Sadece spor değil, hukuki açıdan da yaşanan olayların dışarıdan gözlemlendiğinde FIFA’nın etik değerleri ve sporun yansıttığı değerlere ihanet edildiğine işaret eden Dinçer, henüz alınmamış kararların ve yeni sezon planlamaları sırasında gündeme gelen yaptırım spekülasyonlarının sporun geleceği ile işleyişine olumsuz etki edeceğini bildirdi.

"ALINMAYAN HER KARAR ZARAR VERECEK"

FIFA başta olmak üzere diğer spor otoritelerinin, uluslararası güvenilirliğini korumak ve disiplin sağlamak adına bazı prensiplere sahip olduğunu vurgulayan Dinçer, bu prensipler arasında "eşit oyun" ve "fair play" ilkelerinin de bulunduğunu belirtti.
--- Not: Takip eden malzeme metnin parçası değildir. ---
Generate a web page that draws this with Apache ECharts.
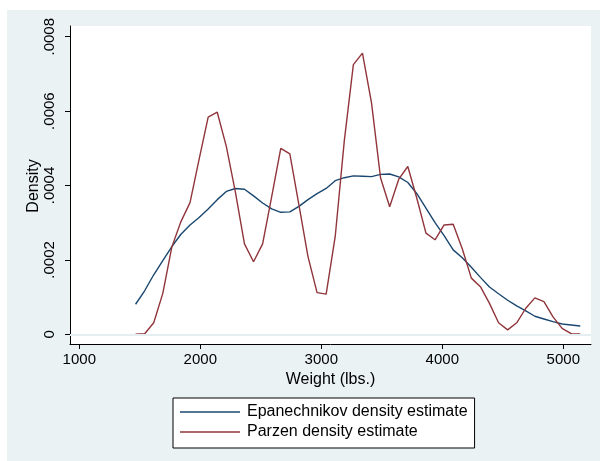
<!DOCTYPE html>
<html>
<head>
<meta charset="utf-8">
<script src="https://cdn.jsdelivr.net/npm/echarts@6/dist/echarts.min.js"></script>
<style>
html,body{margin:0;padding:0;background:#fff;}
#bg{position:absolute;left:7px;top:10px;width:593px;height:451px;background:#eaf2f3;}
#chart{position:absolute;left:0;top:0;width:600px;height:461px;}
</style>
</head>
<body>
<div id="bg"></div>
<div id="chart"></div>
<script>
// Evaluation points (Weight, lbs.)
const weights = [1465,1540,1615,1690,1765,1840,1915,1990,2065,2140,
  2215,2290,2365,2440,2515,2590,2665,2740,2815,2890,
  2965,3040,3115,3190,3265,3340,3415,3490,3565,3640,
  3715,3790,3865,3940,4015,4090,4165,4240,4315,4390,
  4465,4540,4615,4690,4765,4840,4915,4990,5065,5140];

const epanechnikov = [0.0000808,0.000117,0.000160,0.000198,0.000236,0.000269,0.000294,0.000314,0.000337,0.000362,
  0.000384,0.000392,0.000390,0.000372,0.000353,0.000337,0.000328,0.000329,0.000344,0.000362,
  0.000378,0.000392,0.000413,0.000421,0.000426,0.000425,0.000424,0.000430,0.000431,0.000423,
  0.000408,0.000378,0.000339,0.000300,0.000265,0.000227,0.000206,0.000180,0.000153,0.000127,
  0.000109,0.0000915,0.0000762,0.0000627,0.0000485,0.0000412,0.0000339,0.0000277,0.000025,0.0000223];

const parzen = [0,0.0000016,0.000031,0.000110,0.000235,0.000303,0.000354,0.000470,0.000584,0.000597,
  0.000505,0.000382,0.000243,0.000195,0.000243,0.000370,0.000500,0.000485,0.000348,0.000209,
  0.000112,0.000108,0.000263,0.000520,0.000725,0.000756,0.000622,0.000420,0.000343,0.000417,
  0.000451,0.000365,0.000272,0.000254,0.000294,0.000296,0.000230,0.000151,0.000128,0.000083,
  0.000031,0.000012,0.000031,0.000070,0.000098,0.000088,0.000047,0.000016,0.0000016,0.0000008];

const xTicks = [1000,2000,3000,4000,5000];
const yTicks = [0,0.0002,0.0004,0.0006,0.0008];
const yTickLabels = ['0','.0002','.0004','.0006','.0008'];

const xTitle = 'Weight (lbs.)';
const yTitle = 'Density';
const seriesNames = ['Epanechnikov density estimate','Parzen density estimate'];
const seriesColors = ['#1a476f','#90353b'];

const FONT = 'Liberation Sans, Arial, Helvetica, sans-serif';

function pairs(xs, ys){ return xs.map((x,i)=>[x, ys[i]]); }

const chart = echarts.init(document.getElementById('chart'), null, {renderer:'canvas'});
chart.setOption({
  animation:false,
  backgroundColor:'transparent',
  grid:{left:70, top:26, right:9, bottom:117, show:true, backgroundColor:'#ffffff', borderWidth:0},
  graphic:[{
    type:'text', x:33.5, y:186, rotation:Math.PI/2,
    style:{text:yTitle, fontFamily:FONT, fontSize:16, fill:'#000', align:'center', verticalAlign:'middle'}
  }],
  xAxis:{
    type:'value', min:923.1, max:5228.9,
    name:xTitle, nameLocation:'middle', nameGap:28,
    nameTextStyle:{fontFamily:FONT, fontSize:16, color:'#000'},
    axisLine:{show:true, onZero:false, lineStyle:{color:'#000', width:1}},
    axisTick:{show:true, length:5, customValues:xTicks, lineStyle:{color:'#000'}},
    axisLabel:{customValues:xTicks, margin:8, fontFamily:FONT, fontSize:15, color:'#000',
      formatter:(v)=>String(v)},
    splitLine:{show:false}
  },
  yAxis:{
    type:'value', min:-0.0000261, max:0.0008288,
    axisLine:{show:true, onZero:false, lineStyle:{color:'#000', width:1}},
    axisTick:{show:true, length:5, customValues:yTicks, lineStyle:{color:'#000'}},
    axisLabel:{customValues:yTicks, rotate:90, margin:13, fontFamily:FONT, fontSize:15, color:'#000',
      formatter:(v)=>{
        let best=0; for(let i=0;i<yTicks.length;i++){ if(Math.abs(yTicks[i]-v)<Math.abs(yTicks[best]-v)) best=i; }
        return yTickLabels[best];
      }},
    splitLine:{show:false}
  },
  legend:{
    data:seriesNames.map((n,i)=>({name:n, icon:'rect', itemStyle:{color:seriesColors[i]}})),
    orient:'vertical', left:173, top:398,
    padding:[6,7,8,7], itemGap:4, itemWidth:60, itemHeight:1.5,
    backgroundColor:'#fff', borderColor:'#000', borderWidth:1, borderRadius:0,
    textStyle:{fontFamily:FONT, fontSize:16, color:'#000', padding:[0,0,0,2], lineHeight:16}
  },
  series:[
    {
      name:seriesNames[0], type:'line', data:pairs(weights, epanechnikov),
      symbol:'none', smooth:false, lineStyle:{color:seriesColors[0], width:1.4}, itemStyle:{color:seriesColors[0]},
      z:3,
      markLine:{
        silent:true, symbol:['none','none'], label:{show:false},
        lineStyle:{color:'#e5eef0', width:1.5, type:'solid'},
        data: yTicks.map(v=>({yAxis:v})),
        emphasis:{disabled:true}
      }
    },
    {
      name:seriesNames[1], type:'line', data:pairs(weights, parzen),
      symbol:'none', smooth:false, lineStyle:{color:seriesColors[1], width:1.4}, itemStyle:{color:seriesColors[1]},
      z:4
    }
  ]
});
</script>
</body>
</html>
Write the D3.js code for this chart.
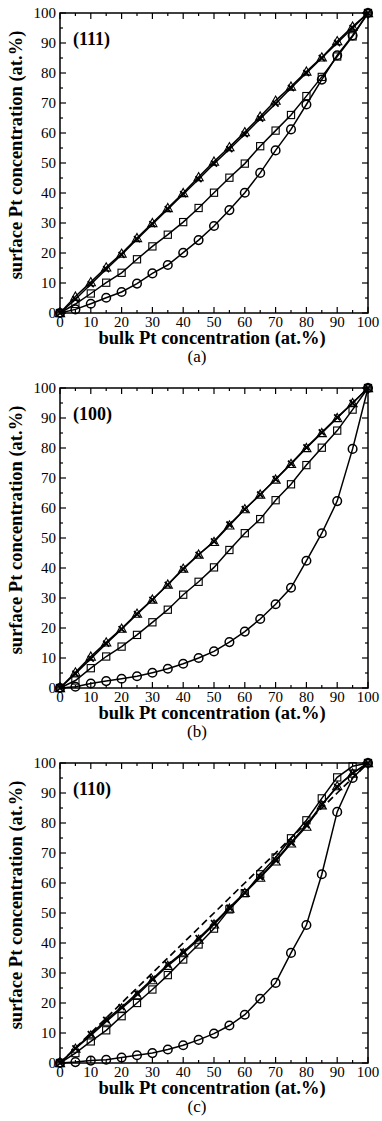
<!DOCTYPE html>
<html>
<head>
<meta charset="utf-8">
<script src="https://cdn.jsdelivr.net/npm/d3@7"></script>
<style>
body { margin: 0; background: #fff; }
svg { display: block; }
text { font-family: "Liberation Serif", "Times New Roman", serif; fill: #000; }
</style>
</head>
<body>
<svg id="chart" width="382" height="1121"></svg>
<script>
// bulk Pt concentration (at.%)
const bulk = [0, 5, 10, 15, 20, 25, 30, 35, 40, 45, 50, 55, 60, 65, 70, 75, 80, 85, 90, 95, 100];
const ticks = [0, 10, 20, 30, 40, 50, 60, 70, 80, 90, 100];
const minorTicks = [5, 15, 25, 35, 45, 55, 65, 75, 85, 95];

// (111)
const circlesA = [0, 1.2, 3.1, 5.1, 7.0, 9.8, 13.2, 16.0, 20.1, 24.3, 29.0, 34.3, 40.1, 46.7, 54.2, 61.2, 69.5, 77.8, 85.9, 92.5, 100];
const squaresA = [0, 3.0, 6.5, 10.1, 13.4, 17.9, 22.2, 26.1, 30.3, 35.0, 40.1, 45.1, 49.8, 55.6, 60.8, 66.0, 72.3, 78.7, 85.5, 92.2, 100];
const trianglesA = [0, 5.5, 10.3, 15.2, 19.8, 25.0, 30.0, 35.0, 40.0, 45.3, 50.5, 55.3, 60.3, 65.5, 70.8, 75.5, 80.5, 85.2, 90.6, 95.5, 100];
const crossesA = [0, 4.6, 9.6, 14.6, 19.4, 24.6, 29.6, 34.6, 39.6, 44.6, 49.8, 54.6, 59.6, 64.8, 69.8, 75.0, 80.0, 85.0, 90.0, 95.0, 100];

// (100)
const circlesB = [0, 0.4, 1.5, 2.3, 3.1, 3.9, 5.1, 6.4, 8.1, 10.0, 12.2, 15.3, 18.8, 23.0, 27.9, 33.4, 42.4, 51.6, 62.3, 79.7, 100];
const squaresB = [0, 2.5, 6.6, 10.5, 13.8, 17.7, 21.9, 26.1, 31.1, 35.4, 40.2, 46.0, 51.6, 56.3, 62.6, 67.9, 74.3, 80.1, 85.8, 92.8, 100];
const trianglesB = [0, 5.2, 10.5, 15.2, 19.8, 24.8, 29.5, 34.5, 39.8, 44.5, 48.7, 54.2, 59.6, 64.5, 69.5, 74.7, 80.0, 85.0, 90.0, 95.0, 100];
const crossesB = [0, 4.8, 9.8, 14.8, 19.6, 24.6, 29.4, 34.4, 39.6, 44.4, 48.9, 54.5, 59.6, 64.5, 69.6, 74.8, 80.2, 85.2, 90.2, 95.0, 100];

// (110)
const circlesC = [0, 0.3, 0.8, 1.1, 1.8, 2.6, 3.3, 4.5, 5.9, 7.7, 9.8, 12.5, 16.1, 21.4, 26.7, 36.7, 46.0, 62.9, 83.7, 95.0, 100];
const squaresC = [0, 3.3, 7.2, 10.9, 15.6, 20.0, 24.5, 29.3, 34.5, 39.5, 44.8, 51.2, 56.6, 62.9, 68.5, 74.9, 80.9, 88.2, 95.2, 98.9, 100];
const trianglesC = [0, 4.8, 9.2, 13.8, 18.2, 22.6, 27.6, 32.4, 36.6, 41.1, 46.2, 51.5, 56.7, 61.8, 67.2, 73.2, 78.8, 85.9, 92.3, 96.5, 100];
const crossesC = [0, 4.9, 9.6, 14.4, 18.6, 23.2, 28.0, 32.8, 37.0, 41.6, 46.6, 51.8, 56.8, 62.0, 67.6, 73.5, 79.3, 86.2, 92.0, 96.6, 100];
const dashedC = [0, 5, 10, 15, 20, 25, 30, 35, 40, 45, 50, 55, 60, 65, 70, 75, 80, 85, 90, 95, 100];

const panels = [
    {label: '(111)', caption: '(a)', top: 13, circles: circlesA, squares: squaresA, triangles: trianglesA, crosses: crossesA},
    {label: '(100)', caption: '(b)', top: 388, circles: circlesB, squares: squaresB, triangles: trianglesB, crosses: crossesB},
    {label: '(110)', caption: '(c)', top: 763, circles: circlesC, squares: squaresC, triangles: trianglesC, crosses: crossesC, dashed: dashedC}
];

var svg = d3.select('#chart');
var left = 60, right = 368, plotH = 300;

var x = d3.scaleLinear().domain([0, 100]).range([left, right]);

panels.forEach((p) => {
    var y = d3.scaleLinear().domain([0, 100]).range([p.top + plotH, p.top]);
    var g = svg.append('g');

    var line = d3.line()
        .x((d, i) => x(bulk[i]))
        .y((d) => y(d));

    // ticks, all four sides, pointing in
    var major = 6, minor = 3;
    ticks.concat(minorTicks).forEach((t) => {
        var len = ticks.includes(t) ? major : minor;
        g.append('line').attr('x1', x(t)).attr('x2', x(t)).attr('y1', y(0)).attr('y2', y(0) - len);
        g.append('line').attr('x1', x(t)).attr('x2', x(t)).attr('y1', y(100)).attr('y2', y(100) + len);
        g.append('line').attr('y1', y(t)).attr('y2', y(t)).attr('x1', x(0)).attr('x2', x(0) + len);
        g.append('line').attr('y1', y(t)).attr('y2', y(t)).attr('x1', x(100)).attr('x2', x(100) - len);
    });
    g.selectAll('line').attr('stroke', '#000').attr('stroke-width', 1.2);

    g.append('rect')
        .attr('x', x(0)).attr('y', y(100))
        .attr('width', x(100) - x(0)).attr('height', y(0) - y(100))
        .attr('fill', 'none').attr('stroke', '#000').attr('stroke-width', 1.5);

    // tick labels
    g.selectAll('.xt').data(ticks).enter().append('text')
        .attr('x', (d) => x(d)).attr('y', y(0) + 14)
        .attr('text-anchor', 'middle').attr('font-size', 15)
        .text((d) => d);
    g.selectAll('.yt').data(ticks).enter().append('text')
        .attr('x', x(0) - 4).attr('y', (d) => y(d) + 5)
        .attr('text-anchor', 'end').attr('font-size', 15)
        .text((d) => d);

    g.append('text')
        .attr('x', 212).attr('y', y(0) + 31)
        .attr('text-anchor', 'middle').attr('font-size', 18.5).attr('font-weight', 'bold')
        .text('bulk Pt concentration (at.%)');
    g.append('text')
        .attr('x', 197).attr('y', y(0) + 49)
        .attr('text-anchor', 'middle').attr('font-size', 17)
        .text(p.caption);
    g.append('text')
        .attr('transform', `translate(22,${p.top + plotH / 2 - 8}) rotate(-90)`)
        .attr('text-anchor', 'middle').attr('font-size', 18.5).attr('font-weight', 'bold')
        .text('surface Pt concentration (at.%)');
    g.append('text')
        .attr('x', 73).attr('y', p.top + 32)
        .attr('font-size', 18).attr('font-weight', 'bold')
        .text(p.label);

    // series
    if (p.dashed) {
        g.append('path').attr('d', line(p.dashed))
            .attr('fill', 'none').attr('stroke', '#000').attr('stroke-width', 1.7)
            .attr('stroke-dasharray', '7,4');
    }
    [p.circles, p.squares, p.crosses, p.triangles].forEach((s) => {
        g.append('path').attr('d', line(s))
            .attr('fill', 'none').attr('stroke', '#000').attr('stroke-width', 1.5);
    });

    var mk = g.append('g').attr('fill', 'none').attr('stroke', '#000').attr('stroke-width', 1.1);
    mk.selectAll('.c').data(p.circles).enter().append('circle')
        .attr('cx', (d, i) => x(bulk[i])).attr('cy', (d) => y(d)).attr('r', 4.3)
        .attr('stroke-width', 1.5);
    mk.selectAll('.s').data(p.squares).enter().append('rect')
        .attr('x', (d, i) => x(bulk[i]) - 3.6).attr('y', (d) => y(d) - 3.6)
        .attr('width', 7.2).attr('height', 7.2);
    mk.selectAll('.x').data(p.crosses).enter().append('path')
        .attr('d', (d, i) => {
            var cx = x(bulk[i]), cy = y(d), r = 3;
            return `M${cx - r},${cy - r}L${cx + r},${cy + r}M${cx - r},${cy + r}L${cx + r},${cy - r}`;
        })
        .attr('stroke-width', 1.8);
    mk.selectAll('.t').data(p.triangles).enter().append('path')
        .attr('d', (d, i) => {
            var cx = x(bulk[i]), cy = y(d);
            return `M${cx},${cy - 4.6}L${cx + 4.6},${cy + 3.6}L${cx - 4.6},${cy + 3.6}Z`;
        });
});
</script>
</body>
</html>
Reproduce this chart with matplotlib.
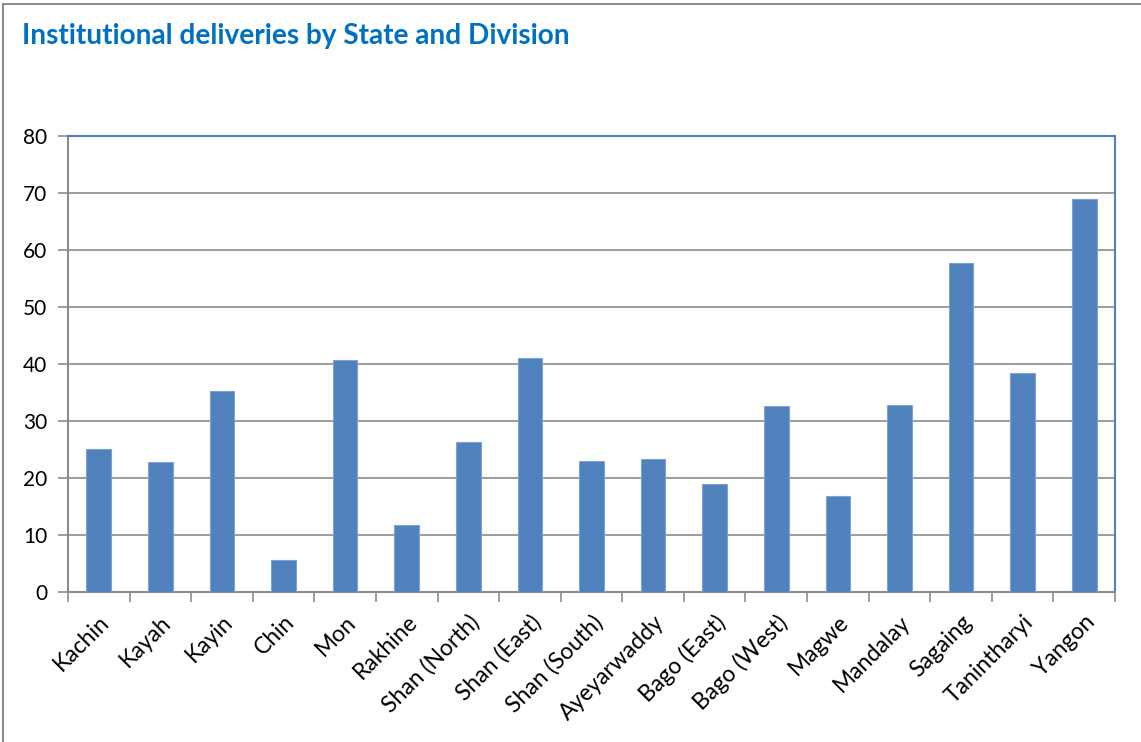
import matplotlib.pyplot as plt
from matplotlib.patches import Rectangle

regions = ["Kachin", "Kayah", "Kayin", "Chin", "Mon", "Rakhine", "Shan (North)",
           "Shan (East)", "Shan (South)", "Ayeyarwaddy", "Bago (East)", "Bago (West)",
           "Magwe", "Mandalay", "Sagaing", "Tanintharyi", "Yangon"]
deliveries = [25.0, 22.8, 35.3, 5.6, 40.7, 11.7, 26.3, 41.1, 23.0, 23.3, 19.0,
              32.6, 16.9, 32.8, 57.7, 38.5, 68.9]
y_ticks = [0, 10, 20, 30, 40, 50, 60, 70, 80]

plt.rcParams['font.family'] = ['Lato', 'DejaVu Sans']

fig = plt.figure(figsize=(11.41, 7.42), dpi=100)
ax = fig.add_axes([0.0596, 0.2022, 0.9176, 0.6145])

# outer chart frame
fig.patches.append(Rectangle((0.003, -0.01), 1.2, 1.004, transform=fig.transFigure,
                             fill=False, edgecolor="#8c8c8c", linewidth=1.5))

x = list(range(len(regions)))
ax.bar(x, deliveries, width=0.4, color="#4F81BD", edgecolor="#7fa3d1", linewidth=0.8, zorder=3)

ax.set_xlim(-0.5, len(regions) - 0.5)
ax.set_ylim(0, 80)
ax.set_yticks(y_ticks)
ax.yaxis.grid(True, color="#8c8c8c", linewidth=1.2, zorder=0)

ax.set_xticks(x)
ax.set_xticklabels(regions, rotation=45, ha="right", rotation_mode="anchor", fontsize=16.5)
ax.set_xticks([i - 0.5 for i in range(len(regions) + 1)], minor=True)
ax.tick_params(axis="x", which="major", length=0, pad=14)
ax.tick_params(axis="x", which="minor", length=7, width=1.2, color="#8c8c8c", direction="out")
ax.tick_params(axis="y", length=7, width=1.2, color="#8c8c8c", labelsize=15, pad=8)

for s in ["left", "bottom"]:
    ax.spines[s].set_color("#8c8c8c")
    ax.spines[s].set_linewidth(1.5)
for s in ["top", "right"]:
    ax.spines[s].set_color("#4F81BD")
    ax.spines[s].set_linewidth(1.5)

fig.text(0.019, 0.951, "Institutional deliveries by State and Division",
         fontsize=20.2, fontweight="bold", color="#0070C0", va="center", ha="left")

plt.savefig("out.png", dpi=100)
Gerekli adımların atılmaması durumunda, otoritelerin imajının ve güvenilirliğinin tehlikeye girebileceğini kaydederek, şu ifadeleri kullandı:
"FIFA’nın eşitlik, fair play gibi birçok güzel belirlenen prensibi var. FIFA’nın bu prensiplere aykırı davranması durumunda uluslararası saygınlığı ve güvenilirliği zarar görecektir. Hukukçular olarak süreci takip ediyoruz; fakat öncelikli olarak bir insan olarak bu konuda adımların atılmasını bekliyoruz."